* WORK TO COMPLETE: Give back, unchanged, the line with "Reproduce this chart with matplotlib.", the line with "from matplotlib.transforms import", and every line between them, and no other line.

* THE DATA:

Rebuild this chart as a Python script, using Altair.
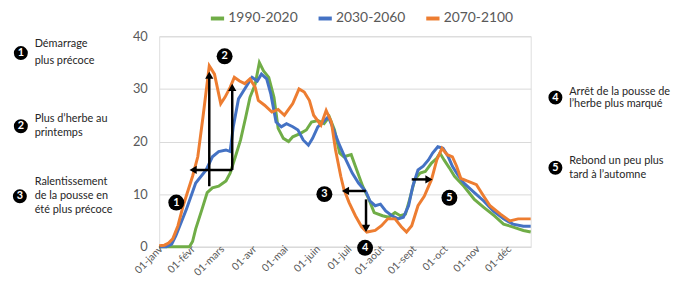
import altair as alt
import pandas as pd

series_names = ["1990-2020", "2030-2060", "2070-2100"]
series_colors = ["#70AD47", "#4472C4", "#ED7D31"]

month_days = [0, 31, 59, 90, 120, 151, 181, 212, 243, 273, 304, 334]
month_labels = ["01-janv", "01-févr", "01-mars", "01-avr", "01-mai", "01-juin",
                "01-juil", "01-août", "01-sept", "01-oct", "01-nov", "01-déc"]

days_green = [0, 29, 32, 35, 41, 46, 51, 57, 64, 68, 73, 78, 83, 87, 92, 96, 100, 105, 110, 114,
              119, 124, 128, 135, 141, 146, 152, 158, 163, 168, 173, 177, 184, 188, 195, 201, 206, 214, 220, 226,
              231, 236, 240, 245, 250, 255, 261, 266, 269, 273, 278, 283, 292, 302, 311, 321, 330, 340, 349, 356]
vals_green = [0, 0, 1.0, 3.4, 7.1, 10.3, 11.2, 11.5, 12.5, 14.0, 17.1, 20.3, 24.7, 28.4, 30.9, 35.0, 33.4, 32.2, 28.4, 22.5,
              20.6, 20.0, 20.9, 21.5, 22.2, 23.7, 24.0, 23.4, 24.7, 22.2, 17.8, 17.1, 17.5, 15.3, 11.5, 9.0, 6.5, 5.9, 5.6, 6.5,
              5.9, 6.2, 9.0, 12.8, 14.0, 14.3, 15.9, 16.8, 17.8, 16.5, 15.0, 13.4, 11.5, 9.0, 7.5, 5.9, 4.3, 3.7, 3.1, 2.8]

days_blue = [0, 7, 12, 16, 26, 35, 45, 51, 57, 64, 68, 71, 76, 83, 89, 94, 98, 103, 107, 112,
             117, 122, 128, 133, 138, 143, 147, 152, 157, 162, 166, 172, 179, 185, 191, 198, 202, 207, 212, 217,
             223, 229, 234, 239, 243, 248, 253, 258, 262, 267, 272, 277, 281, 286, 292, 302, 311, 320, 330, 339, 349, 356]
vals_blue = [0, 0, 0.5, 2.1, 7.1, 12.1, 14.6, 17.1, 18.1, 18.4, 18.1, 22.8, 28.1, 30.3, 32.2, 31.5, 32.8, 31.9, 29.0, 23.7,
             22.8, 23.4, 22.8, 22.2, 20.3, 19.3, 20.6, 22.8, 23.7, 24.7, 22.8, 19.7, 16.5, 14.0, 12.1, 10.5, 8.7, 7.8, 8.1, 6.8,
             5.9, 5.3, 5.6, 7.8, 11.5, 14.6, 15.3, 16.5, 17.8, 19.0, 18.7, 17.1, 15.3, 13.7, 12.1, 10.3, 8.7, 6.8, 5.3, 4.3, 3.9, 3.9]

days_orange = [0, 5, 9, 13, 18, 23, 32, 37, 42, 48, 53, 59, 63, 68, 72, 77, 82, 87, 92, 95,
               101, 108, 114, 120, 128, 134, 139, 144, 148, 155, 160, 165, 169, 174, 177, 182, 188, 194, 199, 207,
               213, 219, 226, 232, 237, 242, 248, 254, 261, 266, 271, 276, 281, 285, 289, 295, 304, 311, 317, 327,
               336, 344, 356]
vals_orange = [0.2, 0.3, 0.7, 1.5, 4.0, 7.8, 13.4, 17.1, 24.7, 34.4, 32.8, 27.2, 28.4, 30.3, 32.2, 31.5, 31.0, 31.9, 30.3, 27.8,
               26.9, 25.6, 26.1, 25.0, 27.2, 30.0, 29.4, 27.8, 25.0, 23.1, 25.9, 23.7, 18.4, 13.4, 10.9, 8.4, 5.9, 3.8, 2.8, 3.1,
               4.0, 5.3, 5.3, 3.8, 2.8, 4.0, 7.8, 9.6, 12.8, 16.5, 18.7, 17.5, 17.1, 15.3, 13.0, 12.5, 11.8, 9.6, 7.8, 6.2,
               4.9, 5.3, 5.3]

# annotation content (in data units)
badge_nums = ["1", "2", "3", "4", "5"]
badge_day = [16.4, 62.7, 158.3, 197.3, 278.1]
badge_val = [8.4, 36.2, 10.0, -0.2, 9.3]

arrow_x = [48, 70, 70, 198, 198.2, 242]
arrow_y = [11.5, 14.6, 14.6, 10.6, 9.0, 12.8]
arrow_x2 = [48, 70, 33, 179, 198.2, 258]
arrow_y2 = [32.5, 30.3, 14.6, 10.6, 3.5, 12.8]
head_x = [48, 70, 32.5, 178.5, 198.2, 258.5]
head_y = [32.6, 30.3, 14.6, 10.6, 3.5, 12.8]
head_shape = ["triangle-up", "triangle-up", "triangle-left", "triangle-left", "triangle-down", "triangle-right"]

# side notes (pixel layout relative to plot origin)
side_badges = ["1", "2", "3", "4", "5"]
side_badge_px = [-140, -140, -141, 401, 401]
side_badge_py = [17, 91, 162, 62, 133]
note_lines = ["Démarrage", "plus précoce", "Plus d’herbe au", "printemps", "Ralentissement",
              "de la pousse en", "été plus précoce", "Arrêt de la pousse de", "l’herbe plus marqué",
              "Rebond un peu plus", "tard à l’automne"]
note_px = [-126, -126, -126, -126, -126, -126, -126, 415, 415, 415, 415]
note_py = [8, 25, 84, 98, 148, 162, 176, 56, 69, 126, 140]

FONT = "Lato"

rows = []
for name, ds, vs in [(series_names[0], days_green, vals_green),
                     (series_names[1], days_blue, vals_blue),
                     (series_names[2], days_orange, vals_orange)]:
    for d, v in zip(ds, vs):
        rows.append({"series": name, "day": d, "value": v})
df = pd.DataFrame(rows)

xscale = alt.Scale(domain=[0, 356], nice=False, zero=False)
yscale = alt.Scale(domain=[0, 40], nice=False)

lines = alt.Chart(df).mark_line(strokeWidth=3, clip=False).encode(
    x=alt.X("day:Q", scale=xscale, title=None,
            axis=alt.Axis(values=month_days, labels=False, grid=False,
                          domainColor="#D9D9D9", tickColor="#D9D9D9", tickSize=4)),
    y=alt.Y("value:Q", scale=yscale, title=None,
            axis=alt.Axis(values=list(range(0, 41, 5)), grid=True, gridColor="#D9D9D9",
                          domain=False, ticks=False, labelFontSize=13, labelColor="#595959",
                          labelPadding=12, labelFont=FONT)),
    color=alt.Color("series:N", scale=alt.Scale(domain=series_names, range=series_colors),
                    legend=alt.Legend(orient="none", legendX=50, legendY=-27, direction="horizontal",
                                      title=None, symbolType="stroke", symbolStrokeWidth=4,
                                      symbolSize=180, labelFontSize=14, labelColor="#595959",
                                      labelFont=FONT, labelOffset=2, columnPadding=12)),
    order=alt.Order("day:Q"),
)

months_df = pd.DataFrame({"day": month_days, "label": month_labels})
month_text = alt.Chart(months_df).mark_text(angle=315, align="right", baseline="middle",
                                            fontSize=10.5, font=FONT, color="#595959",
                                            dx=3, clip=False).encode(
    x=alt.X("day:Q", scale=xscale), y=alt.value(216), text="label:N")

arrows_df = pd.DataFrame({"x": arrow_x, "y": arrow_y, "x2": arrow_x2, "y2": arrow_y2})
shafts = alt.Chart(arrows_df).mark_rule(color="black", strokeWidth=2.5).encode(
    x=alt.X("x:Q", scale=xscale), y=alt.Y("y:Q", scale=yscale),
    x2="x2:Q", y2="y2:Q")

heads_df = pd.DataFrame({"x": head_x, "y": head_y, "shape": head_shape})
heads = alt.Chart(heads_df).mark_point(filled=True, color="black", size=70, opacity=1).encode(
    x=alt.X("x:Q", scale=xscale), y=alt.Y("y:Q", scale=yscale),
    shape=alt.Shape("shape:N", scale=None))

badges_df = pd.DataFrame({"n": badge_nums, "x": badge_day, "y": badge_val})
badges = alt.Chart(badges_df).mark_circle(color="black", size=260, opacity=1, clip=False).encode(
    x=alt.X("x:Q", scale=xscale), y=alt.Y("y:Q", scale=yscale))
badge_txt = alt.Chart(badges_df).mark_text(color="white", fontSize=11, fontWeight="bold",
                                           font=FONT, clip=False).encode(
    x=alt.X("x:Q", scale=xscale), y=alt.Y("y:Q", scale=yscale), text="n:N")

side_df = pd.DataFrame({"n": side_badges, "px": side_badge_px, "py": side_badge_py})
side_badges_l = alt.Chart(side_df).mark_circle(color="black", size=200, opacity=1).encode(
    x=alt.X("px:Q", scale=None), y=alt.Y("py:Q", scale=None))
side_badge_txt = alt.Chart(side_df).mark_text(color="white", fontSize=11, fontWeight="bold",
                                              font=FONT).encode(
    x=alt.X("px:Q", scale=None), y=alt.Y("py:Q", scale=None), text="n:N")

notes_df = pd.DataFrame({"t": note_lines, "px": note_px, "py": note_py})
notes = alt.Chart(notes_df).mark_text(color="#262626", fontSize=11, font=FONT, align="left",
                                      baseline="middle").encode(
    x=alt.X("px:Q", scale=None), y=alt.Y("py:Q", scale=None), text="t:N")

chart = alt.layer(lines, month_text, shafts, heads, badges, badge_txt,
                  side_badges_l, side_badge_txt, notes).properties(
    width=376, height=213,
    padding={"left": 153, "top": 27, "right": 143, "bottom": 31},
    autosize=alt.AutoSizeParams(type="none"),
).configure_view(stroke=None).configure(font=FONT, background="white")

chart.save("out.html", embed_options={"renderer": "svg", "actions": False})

--

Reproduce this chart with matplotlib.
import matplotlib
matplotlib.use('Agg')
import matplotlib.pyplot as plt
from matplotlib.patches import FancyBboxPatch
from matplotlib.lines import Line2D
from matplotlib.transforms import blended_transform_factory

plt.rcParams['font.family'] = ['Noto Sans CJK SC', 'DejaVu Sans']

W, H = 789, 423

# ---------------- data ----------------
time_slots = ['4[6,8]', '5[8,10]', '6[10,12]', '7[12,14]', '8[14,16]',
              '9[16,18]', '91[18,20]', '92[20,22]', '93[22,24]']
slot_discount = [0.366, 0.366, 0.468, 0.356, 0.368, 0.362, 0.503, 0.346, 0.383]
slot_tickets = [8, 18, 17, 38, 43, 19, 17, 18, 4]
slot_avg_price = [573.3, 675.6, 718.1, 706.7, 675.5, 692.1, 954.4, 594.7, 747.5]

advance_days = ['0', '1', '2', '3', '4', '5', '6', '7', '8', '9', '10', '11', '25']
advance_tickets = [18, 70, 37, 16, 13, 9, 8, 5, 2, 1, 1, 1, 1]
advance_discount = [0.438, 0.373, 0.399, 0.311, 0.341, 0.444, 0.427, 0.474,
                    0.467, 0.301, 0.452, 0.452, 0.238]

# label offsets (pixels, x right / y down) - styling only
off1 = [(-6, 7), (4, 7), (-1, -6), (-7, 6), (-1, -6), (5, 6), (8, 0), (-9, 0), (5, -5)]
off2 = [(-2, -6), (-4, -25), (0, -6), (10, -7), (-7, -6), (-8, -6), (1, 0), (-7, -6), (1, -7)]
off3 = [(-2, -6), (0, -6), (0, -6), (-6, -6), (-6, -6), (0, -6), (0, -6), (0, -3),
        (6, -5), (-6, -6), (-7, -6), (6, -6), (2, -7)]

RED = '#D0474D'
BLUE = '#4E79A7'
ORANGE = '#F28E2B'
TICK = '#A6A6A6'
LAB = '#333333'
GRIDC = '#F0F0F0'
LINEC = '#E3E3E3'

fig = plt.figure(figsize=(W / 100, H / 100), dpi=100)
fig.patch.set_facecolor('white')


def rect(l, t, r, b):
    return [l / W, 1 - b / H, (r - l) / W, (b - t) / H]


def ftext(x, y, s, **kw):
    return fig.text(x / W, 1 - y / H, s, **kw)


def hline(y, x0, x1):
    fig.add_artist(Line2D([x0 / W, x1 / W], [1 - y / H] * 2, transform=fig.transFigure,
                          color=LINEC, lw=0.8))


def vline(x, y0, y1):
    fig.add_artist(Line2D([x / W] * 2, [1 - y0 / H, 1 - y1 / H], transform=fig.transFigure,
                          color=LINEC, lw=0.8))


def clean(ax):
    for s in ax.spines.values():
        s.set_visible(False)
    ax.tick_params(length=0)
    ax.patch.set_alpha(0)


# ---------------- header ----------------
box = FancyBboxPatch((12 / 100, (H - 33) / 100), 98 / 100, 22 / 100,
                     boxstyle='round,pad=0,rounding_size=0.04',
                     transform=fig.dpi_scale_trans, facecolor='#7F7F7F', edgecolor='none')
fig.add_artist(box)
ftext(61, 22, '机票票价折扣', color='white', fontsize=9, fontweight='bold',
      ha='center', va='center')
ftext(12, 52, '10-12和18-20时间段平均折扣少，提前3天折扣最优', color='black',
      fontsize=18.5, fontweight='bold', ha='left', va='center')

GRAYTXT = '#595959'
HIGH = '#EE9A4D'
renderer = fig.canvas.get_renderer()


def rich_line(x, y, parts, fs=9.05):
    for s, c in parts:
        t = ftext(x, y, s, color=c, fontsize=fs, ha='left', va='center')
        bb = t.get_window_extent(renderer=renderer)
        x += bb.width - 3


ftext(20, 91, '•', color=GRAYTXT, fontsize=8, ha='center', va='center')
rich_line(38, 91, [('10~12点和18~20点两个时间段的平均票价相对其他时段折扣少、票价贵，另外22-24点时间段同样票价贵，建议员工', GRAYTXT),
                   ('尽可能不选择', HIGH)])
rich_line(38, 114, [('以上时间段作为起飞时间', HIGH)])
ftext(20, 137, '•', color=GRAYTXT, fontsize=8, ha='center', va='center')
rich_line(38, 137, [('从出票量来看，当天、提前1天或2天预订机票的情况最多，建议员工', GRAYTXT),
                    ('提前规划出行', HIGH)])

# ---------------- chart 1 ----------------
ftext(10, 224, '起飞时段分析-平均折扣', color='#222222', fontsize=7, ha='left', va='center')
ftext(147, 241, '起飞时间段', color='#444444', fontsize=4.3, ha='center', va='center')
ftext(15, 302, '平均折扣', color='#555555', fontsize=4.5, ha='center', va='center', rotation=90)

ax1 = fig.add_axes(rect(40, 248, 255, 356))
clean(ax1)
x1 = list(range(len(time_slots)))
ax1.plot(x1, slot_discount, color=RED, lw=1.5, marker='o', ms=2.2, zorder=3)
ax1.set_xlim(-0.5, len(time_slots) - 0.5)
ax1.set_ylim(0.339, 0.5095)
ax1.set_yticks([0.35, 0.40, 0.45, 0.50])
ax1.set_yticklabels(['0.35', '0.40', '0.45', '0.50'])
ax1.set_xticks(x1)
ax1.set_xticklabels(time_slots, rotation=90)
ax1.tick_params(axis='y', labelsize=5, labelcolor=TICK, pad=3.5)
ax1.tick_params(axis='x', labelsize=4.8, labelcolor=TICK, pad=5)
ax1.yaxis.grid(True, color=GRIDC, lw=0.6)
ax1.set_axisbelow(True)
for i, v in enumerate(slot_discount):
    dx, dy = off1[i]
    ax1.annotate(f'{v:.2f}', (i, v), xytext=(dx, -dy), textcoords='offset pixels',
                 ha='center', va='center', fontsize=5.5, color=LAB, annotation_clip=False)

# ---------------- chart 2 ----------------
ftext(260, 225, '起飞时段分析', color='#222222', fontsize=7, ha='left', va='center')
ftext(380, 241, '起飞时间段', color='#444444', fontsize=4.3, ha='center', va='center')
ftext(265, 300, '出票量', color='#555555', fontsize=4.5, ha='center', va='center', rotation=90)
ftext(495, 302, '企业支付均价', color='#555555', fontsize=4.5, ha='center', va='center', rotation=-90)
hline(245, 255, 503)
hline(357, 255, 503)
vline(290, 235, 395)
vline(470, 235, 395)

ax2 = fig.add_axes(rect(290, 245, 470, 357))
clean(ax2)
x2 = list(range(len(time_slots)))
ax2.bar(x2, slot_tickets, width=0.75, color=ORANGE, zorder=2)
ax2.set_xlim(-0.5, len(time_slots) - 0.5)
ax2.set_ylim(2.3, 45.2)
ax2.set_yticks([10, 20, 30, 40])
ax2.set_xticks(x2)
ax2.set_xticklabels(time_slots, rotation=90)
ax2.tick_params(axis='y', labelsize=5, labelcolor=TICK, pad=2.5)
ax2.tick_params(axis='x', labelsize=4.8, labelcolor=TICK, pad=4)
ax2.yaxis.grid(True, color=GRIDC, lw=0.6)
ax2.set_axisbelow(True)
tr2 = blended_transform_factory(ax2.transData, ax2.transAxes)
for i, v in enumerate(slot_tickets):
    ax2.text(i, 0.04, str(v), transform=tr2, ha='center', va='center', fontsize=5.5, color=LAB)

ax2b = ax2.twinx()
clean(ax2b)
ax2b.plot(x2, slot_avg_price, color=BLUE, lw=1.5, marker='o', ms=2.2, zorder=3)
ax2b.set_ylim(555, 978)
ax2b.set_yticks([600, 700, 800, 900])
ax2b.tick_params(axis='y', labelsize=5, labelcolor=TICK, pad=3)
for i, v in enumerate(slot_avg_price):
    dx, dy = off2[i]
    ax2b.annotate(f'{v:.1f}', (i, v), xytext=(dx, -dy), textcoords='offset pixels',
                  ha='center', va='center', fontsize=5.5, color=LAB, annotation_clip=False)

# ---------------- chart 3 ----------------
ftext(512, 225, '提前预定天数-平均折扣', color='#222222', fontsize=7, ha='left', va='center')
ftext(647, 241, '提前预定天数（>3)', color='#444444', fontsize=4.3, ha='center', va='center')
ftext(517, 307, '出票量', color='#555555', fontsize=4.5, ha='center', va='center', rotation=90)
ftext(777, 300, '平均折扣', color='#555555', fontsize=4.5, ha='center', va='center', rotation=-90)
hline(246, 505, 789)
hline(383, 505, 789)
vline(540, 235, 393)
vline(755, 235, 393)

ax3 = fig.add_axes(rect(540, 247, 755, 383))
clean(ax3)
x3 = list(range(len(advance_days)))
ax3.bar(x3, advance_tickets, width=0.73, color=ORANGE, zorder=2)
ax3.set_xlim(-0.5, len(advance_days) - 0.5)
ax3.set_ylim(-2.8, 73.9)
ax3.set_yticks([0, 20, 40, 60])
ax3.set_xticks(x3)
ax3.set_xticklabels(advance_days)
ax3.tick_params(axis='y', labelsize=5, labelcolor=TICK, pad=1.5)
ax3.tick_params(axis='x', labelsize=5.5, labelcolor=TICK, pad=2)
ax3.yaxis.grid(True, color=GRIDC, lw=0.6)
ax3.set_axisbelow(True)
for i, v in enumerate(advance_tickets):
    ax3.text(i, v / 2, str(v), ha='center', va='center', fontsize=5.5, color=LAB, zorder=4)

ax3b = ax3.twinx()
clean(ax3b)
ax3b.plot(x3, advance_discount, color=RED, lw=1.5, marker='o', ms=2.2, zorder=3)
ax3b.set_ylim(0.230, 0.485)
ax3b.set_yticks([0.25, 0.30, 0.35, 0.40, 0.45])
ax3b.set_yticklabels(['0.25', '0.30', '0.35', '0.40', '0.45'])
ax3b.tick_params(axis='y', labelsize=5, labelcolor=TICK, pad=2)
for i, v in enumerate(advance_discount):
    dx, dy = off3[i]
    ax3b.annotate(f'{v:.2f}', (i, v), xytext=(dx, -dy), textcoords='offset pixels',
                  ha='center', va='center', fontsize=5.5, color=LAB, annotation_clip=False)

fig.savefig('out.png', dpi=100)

* WRITTEN ANSWER:
Reproduce this chart with matplotlib.
import matplotlib
matplotlib.use('Agg')
import matplotlib.pyplot as plt
from matplotlib.patches import FancyBboxPatch
from matplotlib.lines import Line2D
from matplotlib.transforms import blended_transform_factory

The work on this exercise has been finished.